▶ [To do]: Please set down all the lines beneath this one exactly, without the pictures.

▶ [Data extract]:
☆ ☆ ☆ ☆
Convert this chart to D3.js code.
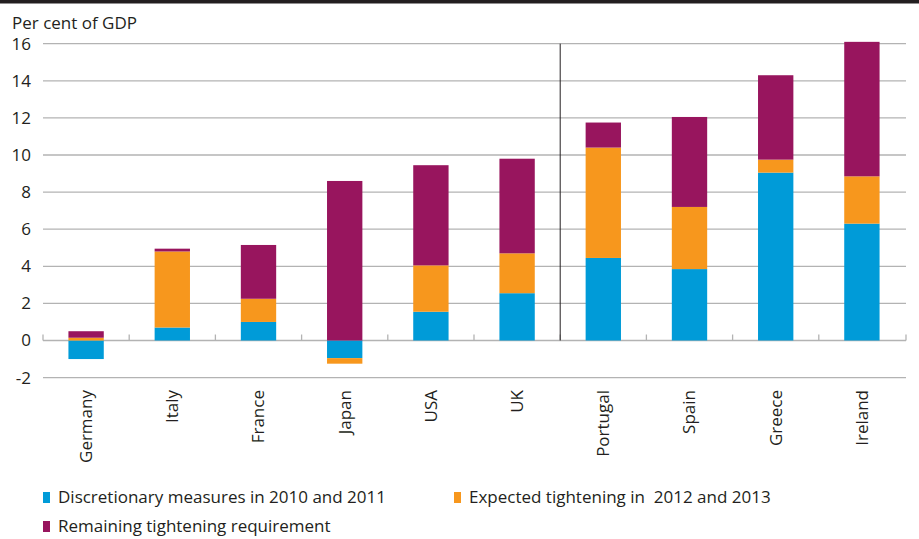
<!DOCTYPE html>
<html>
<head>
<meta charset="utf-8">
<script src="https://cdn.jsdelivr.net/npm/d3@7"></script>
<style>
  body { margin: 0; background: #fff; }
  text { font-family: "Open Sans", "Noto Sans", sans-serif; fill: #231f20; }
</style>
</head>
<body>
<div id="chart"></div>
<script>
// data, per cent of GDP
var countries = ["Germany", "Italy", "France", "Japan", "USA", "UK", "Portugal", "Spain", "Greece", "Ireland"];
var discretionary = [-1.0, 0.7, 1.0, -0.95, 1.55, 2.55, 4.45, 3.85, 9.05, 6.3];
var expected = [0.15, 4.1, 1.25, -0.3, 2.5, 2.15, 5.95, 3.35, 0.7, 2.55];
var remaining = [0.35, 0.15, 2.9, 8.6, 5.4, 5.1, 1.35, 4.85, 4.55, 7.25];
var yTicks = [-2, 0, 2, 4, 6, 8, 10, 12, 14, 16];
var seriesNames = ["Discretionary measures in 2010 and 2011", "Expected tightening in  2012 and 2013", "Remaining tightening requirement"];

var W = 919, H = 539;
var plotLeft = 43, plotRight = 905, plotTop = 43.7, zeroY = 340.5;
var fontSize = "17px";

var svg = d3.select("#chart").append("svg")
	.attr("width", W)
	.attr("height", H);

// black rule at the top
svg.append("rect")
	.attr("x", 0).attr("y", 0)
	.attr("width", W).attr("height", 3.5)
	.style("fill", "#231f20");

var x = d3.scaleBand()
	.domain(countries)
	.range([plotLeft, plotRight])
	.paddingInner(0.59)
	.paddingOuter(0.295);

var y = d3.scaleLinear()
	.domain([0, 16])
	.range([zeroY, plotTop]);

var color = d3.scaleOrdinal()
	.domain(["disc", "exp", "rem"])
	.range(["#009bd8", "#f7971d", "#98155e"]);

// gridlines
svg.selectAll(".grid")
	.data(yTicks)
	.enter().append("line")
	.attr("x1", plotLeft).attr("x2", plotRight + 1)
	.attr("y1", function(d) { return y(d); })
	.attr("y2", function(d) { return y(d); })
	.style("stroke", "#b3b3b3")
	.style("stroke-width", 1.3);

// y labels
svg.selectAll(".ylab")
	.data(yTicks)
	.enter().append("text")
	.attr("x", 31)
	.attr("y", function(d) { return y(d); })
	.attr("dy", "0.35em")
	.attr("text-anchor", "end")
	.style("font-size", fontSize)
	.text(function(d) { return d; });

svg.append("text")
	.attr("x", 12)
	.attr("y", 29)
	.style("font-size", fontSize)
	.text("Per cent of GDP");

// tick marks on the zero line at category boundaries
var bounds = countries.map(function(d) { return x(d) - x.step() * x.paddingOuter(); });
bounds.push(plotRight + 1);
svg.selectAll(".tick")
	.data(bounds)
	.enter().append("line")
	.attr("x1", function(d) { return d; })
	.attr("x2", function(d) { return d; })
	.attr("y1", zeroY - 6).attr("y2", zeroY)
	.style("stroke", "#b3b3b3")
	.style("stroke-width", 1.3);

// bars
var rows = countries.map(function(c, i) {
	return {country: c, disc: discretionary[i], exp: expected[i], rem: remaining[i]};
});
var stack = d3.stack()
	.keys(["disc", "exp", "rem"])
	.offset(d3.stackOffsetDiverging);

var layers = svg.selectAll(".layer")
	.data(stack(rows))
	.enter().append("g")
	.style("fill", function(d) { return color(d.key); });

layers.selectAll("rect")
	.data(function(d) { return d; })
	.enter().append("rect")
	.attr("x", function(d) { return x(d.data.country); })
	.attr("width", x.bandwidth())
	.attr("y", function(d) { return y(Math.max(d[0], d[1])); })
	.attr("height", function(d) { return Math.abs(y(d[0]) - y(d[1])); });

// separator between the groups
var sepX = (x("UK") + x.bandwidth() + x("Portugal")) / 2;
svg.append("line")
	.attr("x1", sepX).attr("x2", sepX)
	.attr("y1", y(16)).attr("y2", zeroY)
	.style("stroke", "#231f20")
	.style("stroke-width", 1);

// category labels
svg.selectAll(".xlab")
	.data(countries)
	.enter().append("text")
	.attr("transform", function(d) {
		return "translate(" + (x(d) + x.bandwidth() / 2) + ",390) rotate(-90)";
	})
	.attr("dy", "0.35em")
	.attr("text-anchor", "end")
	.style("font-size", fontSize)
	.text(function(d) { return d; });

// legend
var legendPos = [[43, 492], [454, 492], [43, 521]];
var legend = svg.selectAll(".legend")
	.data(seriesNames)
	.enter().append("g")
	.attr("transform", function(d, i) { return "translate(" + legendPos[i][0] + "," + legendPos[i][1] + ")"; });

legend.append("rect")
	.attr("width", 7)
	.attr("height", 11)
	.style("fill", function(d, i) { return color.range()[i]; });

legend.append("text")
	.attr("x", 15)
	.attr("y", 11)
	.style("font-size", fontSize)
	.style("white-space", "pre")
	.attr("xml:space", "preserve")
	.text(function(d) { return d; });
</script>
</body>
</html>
☆ ☆ ☆ ☆
▶ [Response]:
Convert this chart to D3.js code.
<!DOCTYPE html>
<html>
<head>
<meta charset="utf-8">
<script src="https://cdn.jsdelivr.net/npm/d3@7"></script>
<style>
  body { margin: 0; background: #fff; }
  text { font-family: "Open Sans", "Noto Sans", sans-serif; fill: #231f20; }
</style>
</head>
<body>
<div id="chart"></div>
<script>
// data, per cent of GDP
var countries = ["Germany", "Italy", "France", "Japan", "USA", "UK", "Portugal", "Spain", "Greece", "Ireland"];
var discretionary = [-1.0, 0.7, 1.0, -0.95, 1.55, 2.55, 4.45, 3.85, 9.05, 6.3];
var expected = [0.15, 4.1, 1.25, -0.3, 2.5, 2.15, 5.95, 3.35, 0.7, 2.55];
var remaining = [0.35, 0.15, 2.9, 8.6, 5.4, 5.1, 1.35, 4.85, 4.55, 7.25];
var yTicks = [-2, 0, 2, 4, 6, 8, 10, 12, 14, 16];
var seriesNames = ["Discretionary measures in 2010 and 2011", "Expected tightening in  2012 and 2013", "Remaining tightening requirement"];

var W = 919, H = 539;
var plotLeft = 43, plotRight = 905, plotTop = 43.7, zeroY = 340.5;
var fontSize = "17px";

var svg = d3.select("#chart").append("svg")
	.attr("width", W)
	.attr("height", H);

// black rule at the top
svg.append("rect")
	.attr("x", 0).attr("y", 0)
	.attr("width", W).attr("height", 3.5)
	.style("fill", "#231f20");

var x = d3.scaleBand()
	.domain(countries)
	.range([plotLeft, plotRight])
	.paddingInner(0.59)
	.paddingOuter(0.295);

var y = d3.scaleLinear()
	.domain([0, 16])
	.range([zeroY, plotTop]);

var color = d3.scaleOrdinal()
	.domain(["disc", "exp", "rem"])
	.range(["#009bd8", "#f7971d", "#98155e"]);

// gridlines
svg.selectAll(".grid")
	.data(yTicks)
	.enter().append("line")
	.attr("x1", plotLeft).attr("x2", plotRight + 1)
	.attr("y1", function(d) { return y(d); })
	.attr("y2", function(d) { return y(d); })
	.style("stroke", "#b3b3b3")
	.style("stroke-width", 1.3);

// y labels
svg.selectAll(".ylab")
	.data(yTicks)
	.enter().append("text")
	.attr("x", 31)
	.attr("y", function(d) { return y(d); })
	.attr("dy", "0.35em")
	.attr("text-anchor", "end")
	.style("font-size", fontSize)
	.text(function(d) { return d; });

svg.append("text")
	.attr("x", 12)
	.attr("y", 29)
	.style("font-size", fontSize)
	.text("Per cent of GDP");

// tick marks on the zero line at category boundaries
var bounds = countries.map(function(d) { return x(d) - x.step() * x.paddingOuter(); });
bounds.push(plotRight + 1);
svg.selectAll(".tick")
	.data(bounds)
	.enter().append("line")
	.attr("x1", function(d) { return d; })
	.attr("x2", function(d) { return d; })
	.attr("y1", zeroY - 6).attr("y2", zeroY)
	.style("stroke", "#b3b3b3")
	.style("stroke-width", 1.3);

// bars
var rows = countries.map(function(c, i) {
	return {country: c, disc: discretionary[i], exp: expected[i], rem: remaining[i]};
});
var stack = d3.stack()
	.keys(["disc", "exp", "rem"])
	.offset(d3.stackOffsetDiverging);

var layers = svg.selectAll(".layer")
	.data(stack(rows))
	.enter().append("g")
	.style("fill", function(d) { return color(d.key); });

layers.selectAll("rect")
	.data(function(d) { return d; })
	.enter().append("rect")
	.attr("x", function(d) { return x(d.data.country); })
	.attr("width", x.bandwidth())
	.attr("y", function(d) { return y(Math.max(d[0], d[1])); })
	.attr("height", function(d) { return Math.abs(y(d[0]) - y(d[1])); });

// separator between the groups
var sepX = (x("UK") + x.bandwidth() + x("Portugal")) / 2;
svg.append("line")
	.attr("x1", sepX).attr("x2", sepX)
	.attr("y1", y(16)).attr("y2", zeroY)
	.style("stroke", "#231f20")
	.style("stroke-width", 1);

// category labels
svg.selectAll(".xlab")
	.data(countries)
	.enter().append("text")
	.attr("transform", function(d) {
		return "translate(" + (x(d) + x.bandwidth() / 2) + ",390) rotate(-90)";
	})
	.attr("dy", "0.35em")
	.attr("text-anchor", "end")
	.style("font-size", fontSize)
	.text(function(d) { return d; });

// legend
var legendPos = [[43, 492], [454, 492], [43, 521]];
var legend = svg.selectAll(".legend")
	.data(seriesNames)
	.enter().append("g")
	.attr("transform", function(d, i) { return "translate(" + legendPos[i][0] + "," + legendPos[i][1] + ")"; });

legend.append("rect")
	.attr("width", 7)
	.attr("height", 11)
	.style("fill", function(d, i) { return color.range()[i]; });

legend.append("text")
	.attr("x", 15)
	.attr("y", 11)
	.style("font-size", fontSize)
	.style("white-space", "pre")
	.attr("xml:space", "preserve")
	.text(function(d) { return d; });
</script>
</body>
</html>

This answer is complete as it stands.